When my narcissistic abuse lessened, I started to really see improvements in my health and well-being. It was a shocking realization that abuse can actually physically affect one’s health. The toxic people in my life were literally making me sick and closer to death.
As I started leaving cluster b personality disordered people in my past and going no contact, it was so much easier to live a healthy life. Plus, lifestyle changes can deter them from being active participants in a person’s life. Rarely does a narcissist want to eat healthy and not drink or do drugs.
As I started to live in a healthier manner, narcissists were without the tools to control me. It was an eye-opening experience to say the least. Towards the end, I was vegan, gluten-free, and mostly raw in my diet and I could feel and see myself getting better. However, little did I know I would exponentially continue to get better without many more changes after going no contact.
There are so many things that can help with the emotional trauma of learning about narcissistic abuse and leaving it in the past. Here are a few things that aided me in finding clarity and hope.
- Changing My Diet-I was already vegetarian and gluten-free, but when I went vegan I started to really see the changes in my body and mind. Thinking was simpler and clarity was not fleeting.
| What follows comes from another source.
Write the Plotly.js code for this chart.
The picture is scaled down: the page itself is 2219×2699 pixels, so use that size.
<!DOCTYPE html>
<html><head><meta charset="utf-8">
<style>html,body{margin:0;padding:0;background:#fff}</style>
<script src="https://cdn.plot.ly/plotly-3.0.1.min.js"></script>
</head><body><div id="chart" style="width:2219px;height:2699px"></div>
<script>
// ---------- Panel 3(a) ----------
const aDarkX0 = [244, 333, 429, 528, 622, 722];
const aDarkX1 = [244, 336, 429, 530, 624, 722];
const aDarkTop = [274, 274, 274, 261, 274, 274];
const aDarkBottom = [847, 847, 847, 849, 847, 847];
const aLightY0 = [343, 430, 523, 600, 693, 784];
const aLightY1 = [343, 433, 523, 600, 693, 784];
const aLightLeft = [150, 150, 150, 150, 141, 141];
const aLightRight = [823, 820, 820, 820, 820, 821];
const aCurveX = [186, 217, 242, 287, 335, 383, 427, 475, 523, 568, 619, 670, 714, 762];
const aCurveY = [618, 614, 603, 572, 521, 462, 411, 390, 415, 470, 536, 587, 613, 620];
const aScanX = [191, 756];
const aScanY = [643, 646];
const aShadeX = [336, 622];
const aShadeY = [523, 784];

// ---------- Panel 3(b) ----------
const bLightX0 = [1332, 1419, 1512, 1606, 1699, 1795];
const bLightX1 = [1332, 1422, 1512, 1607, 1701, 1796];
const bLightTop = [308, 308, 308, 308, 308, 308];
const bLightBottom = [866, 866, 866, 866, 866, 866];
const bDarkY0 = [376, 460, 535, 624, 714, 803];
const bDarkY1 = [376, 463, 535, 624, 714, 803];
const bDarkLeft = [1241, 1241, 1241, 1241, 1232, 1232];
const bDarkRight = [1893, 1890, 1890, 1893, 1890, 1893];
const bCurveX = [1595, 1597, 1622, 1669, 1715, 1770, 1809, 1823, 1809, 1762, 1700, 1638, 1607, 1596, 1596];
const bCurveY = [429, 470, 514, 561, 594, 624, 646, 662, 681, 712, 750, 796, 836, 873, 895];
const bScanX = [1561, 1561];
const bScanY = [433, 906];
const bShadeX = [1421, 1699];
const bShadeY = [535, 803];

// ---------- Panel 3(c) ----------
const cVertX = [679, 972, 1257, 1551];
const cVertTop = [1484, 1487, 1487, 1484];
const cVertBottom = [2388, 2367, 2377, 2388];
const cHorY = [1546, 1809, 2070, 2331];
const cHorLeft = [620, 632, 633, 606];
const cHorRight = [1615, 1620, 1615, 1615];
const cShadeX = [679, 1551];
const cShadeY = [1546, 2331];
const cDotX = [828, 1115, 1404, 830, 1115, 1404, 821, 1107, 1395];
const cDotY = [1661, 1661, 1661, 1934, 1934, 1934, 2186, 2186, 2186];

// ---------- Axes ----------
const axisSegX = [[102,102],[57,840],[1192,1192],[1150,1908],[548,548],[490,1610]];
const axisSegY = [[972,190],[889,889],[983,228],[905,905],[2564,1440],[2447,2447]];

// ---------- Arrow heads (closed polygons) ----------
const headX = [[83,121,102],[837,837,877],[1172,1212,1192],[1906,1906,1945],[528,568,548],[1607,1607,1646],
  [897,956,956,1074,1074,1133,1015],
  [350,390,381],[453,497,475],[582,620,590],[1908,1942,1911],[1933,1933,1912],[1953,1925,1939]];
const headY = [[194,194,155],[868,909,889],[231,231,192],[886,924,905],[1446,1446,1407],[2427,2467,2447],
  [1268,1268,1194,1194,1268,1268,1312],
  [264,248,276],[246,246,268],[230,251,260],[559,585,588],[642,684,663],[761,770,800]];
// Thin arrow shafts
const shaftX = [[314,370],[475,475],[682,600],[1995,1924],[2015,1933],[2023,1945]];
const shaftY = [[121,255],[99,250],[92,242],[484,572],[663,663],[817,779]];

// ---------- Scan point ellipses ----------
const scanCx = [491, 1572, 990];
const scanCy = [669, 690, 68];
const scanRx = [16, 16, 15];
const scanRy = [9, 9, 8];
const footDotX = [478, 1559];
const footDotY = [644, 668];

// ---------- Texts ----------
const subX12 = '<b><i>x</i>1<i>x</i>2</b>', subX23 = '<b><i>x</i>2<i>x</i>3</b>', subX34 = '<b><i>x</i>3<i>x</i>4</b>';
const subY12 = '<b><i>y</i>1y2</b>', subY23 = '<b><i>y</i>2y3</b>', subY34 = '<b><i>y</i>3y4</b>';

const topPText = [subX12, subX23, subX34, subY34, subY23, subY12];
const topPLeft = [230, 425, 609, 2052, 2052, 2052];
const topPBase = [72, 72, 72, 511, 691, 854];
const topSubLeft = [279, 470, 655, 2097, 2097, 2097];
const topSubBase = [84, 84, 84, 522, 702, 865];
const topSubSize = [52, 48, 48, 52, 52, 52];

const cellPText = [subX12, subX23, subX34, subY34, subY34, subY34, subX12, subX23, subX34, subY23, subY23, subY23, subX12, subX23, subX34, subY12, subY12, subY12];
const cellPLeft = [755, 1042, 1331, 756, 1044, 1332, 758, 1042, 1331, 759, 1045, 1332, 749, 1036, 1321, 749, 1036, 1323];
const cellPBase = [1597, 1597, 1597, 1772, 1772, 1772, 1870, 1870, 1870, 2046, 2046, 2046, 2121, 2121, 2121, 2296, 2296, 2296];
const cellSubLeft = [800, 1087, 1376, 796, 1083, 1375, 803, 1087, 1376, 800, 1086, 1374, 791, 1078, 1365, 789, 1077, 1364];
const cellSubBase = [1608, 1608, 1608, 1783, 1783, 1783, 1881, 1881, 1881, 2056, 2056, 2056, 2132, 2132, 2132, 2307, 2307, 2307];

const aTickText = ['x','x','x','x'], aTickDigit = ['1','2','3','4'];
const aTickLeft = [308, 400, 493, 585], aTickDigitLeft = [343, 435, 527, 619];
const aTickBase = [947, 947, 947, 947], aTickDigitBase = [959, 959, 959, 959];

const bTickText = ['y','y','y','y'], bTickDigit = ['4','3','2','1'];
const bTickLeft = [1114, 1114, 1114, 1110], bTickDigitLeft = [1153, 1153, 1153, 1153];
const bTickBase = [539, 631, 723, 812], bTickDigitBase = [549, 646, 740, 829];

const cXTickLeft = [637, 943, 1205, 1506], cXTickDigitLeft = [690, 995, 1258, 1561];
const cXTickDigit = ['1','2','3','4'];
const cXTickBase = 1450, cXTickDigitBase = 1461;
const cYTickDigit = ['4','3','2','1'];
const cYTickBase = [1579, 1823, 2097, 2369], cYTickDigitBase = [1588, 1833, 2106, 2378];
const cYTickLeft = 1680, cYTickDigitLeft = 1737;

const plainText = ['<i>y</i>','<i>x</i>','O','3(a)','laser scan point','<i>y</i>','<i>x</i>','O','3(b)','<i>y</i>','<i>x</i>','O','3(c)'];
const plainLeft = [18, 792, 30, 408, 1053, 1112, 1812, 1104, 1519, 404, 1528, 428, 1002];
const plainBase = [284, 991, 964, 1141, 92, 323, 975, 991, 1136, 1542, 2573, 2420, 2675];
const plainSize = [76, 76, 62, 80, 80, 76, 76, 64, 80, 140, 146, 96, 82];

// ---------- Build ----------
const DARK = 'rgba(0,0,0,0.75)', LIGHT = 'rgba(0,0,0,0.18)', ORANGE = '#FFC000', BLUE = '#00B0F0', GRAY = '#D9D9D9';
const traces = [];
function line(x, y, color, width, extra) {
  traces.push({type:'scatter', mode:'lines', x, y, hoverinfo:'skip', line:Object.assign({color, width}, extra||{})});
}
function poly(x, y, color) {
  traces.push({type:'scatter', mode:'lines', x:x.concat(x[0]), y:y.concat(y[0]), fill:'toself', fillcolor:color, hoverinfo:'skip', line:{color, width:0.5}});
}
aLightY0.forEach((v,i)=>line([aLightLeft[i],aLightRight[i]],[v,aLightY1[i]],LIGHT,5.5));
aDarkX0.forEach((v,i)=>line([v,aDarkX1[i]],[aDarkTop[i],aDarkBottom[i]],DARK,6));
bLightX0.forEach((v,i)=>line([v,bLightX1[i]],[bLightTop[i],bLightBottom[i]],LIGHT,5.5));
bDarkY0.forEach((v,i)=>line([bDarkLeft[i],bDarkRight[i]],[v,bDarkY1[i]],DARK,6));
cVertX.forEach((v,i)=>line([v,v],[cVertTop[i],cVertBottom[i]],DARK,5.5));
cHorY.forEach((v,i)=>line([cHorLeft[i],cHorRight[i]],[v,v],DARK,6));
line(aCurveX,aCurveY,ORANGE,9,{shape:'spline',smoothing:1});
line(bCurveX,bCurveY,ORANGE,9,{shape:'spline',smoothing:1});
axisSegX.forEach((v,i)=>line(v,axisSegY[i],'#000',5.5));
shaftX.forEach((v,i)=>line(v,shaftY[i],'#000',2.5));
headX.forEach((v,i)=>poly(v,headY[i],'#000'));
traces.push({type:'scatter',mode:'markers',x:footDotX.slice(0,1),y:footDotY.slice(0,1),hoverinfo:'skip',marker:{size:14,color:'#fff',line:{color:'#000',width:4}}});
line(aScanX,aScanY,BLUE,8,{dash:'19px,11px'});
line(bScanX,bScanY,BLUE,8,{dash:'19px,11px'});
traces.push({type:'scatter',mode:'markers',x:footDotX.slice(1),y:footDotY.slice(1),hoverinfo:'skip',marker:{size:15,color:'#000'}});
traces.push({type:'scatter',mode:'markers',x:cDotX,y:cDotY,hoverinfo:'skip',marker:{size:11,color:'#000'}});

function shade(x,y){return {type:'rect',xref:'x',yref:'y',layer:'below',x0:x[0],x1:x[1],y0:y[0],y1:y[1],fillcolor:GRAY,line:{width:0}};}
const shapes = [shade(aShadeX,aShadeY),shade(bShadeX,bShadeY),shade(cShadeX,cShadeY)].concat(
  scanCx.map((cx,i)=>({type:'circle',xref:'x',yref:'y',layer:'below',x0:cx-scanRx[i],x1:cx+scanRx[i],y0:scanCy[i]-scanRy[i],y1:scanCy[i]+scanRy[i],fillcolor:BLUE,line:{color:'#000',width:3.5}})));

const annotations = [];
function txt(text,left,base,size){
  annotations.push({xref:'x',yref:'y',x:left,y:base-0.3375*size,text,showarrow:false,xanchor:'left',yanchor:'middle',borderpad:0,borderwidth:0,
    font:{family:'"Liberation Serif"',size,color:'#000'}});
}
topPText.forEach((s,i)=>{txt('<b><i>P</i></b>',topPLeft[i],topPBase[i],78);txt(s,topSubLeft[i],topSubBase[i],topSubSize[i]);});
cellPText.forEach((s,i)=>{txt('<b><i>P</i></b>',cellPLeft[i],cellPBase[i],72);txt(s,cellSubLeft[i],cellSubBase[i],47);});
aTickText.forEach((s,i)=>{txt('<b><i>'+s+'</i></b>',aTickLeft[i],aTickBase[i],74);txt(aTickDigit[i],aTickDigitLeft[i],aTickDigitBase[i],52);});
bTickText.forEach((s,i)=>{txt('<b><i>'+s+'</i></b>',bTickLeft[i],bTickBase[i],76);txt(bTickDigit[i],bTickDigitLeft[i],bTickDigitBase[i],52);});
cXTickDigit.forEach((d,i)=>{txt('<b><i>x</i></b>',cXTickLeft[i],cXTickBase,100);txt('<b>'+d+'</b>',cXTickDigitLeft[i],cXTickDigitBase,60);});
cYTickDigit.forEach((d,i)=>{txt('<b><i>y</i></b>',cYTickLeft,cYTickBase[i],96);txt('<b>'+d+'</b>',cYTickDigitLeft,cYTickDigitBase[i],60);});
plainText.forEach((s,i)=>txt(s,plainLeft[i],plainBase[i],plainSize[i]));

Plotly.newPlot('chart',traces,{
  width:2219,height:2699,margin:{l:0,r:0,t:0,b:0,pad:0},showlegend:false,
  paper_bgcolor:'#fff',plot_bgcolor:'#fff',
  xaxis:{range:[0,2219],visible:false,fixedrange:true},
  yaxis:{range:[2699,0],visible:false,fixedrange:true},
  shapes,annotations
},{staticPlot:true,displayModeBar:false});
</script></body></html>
There are so many little changes that eventually add up to be great change.
- Vitamins and Minerals-When I got serious about taking my supplements on a regular basis and focused on minerals more I noticed a huge change. In the modern world we live in mineral insufficiencies are almost a given.
- Parasite Cleanses-Humans who unknowingly allow parasitic people in their lives are at risk of having parasitic organisms and bacteria in their body. I survived a lifetime of allowing these parasitic people in my life(because I thought they were normal) so imagine all the little aches and pains I thought of as normal.
Health and self-care are some of the easier parts of recovering from narcissistic abuse. Simple changes in your lifestyle are powerful in redefining who you are as an individual. Allow this power to help you heal emotionally. Emotions are the hard part, so make some physical changes that allow you the energy to deal head on with your emotions in a more timely fashion.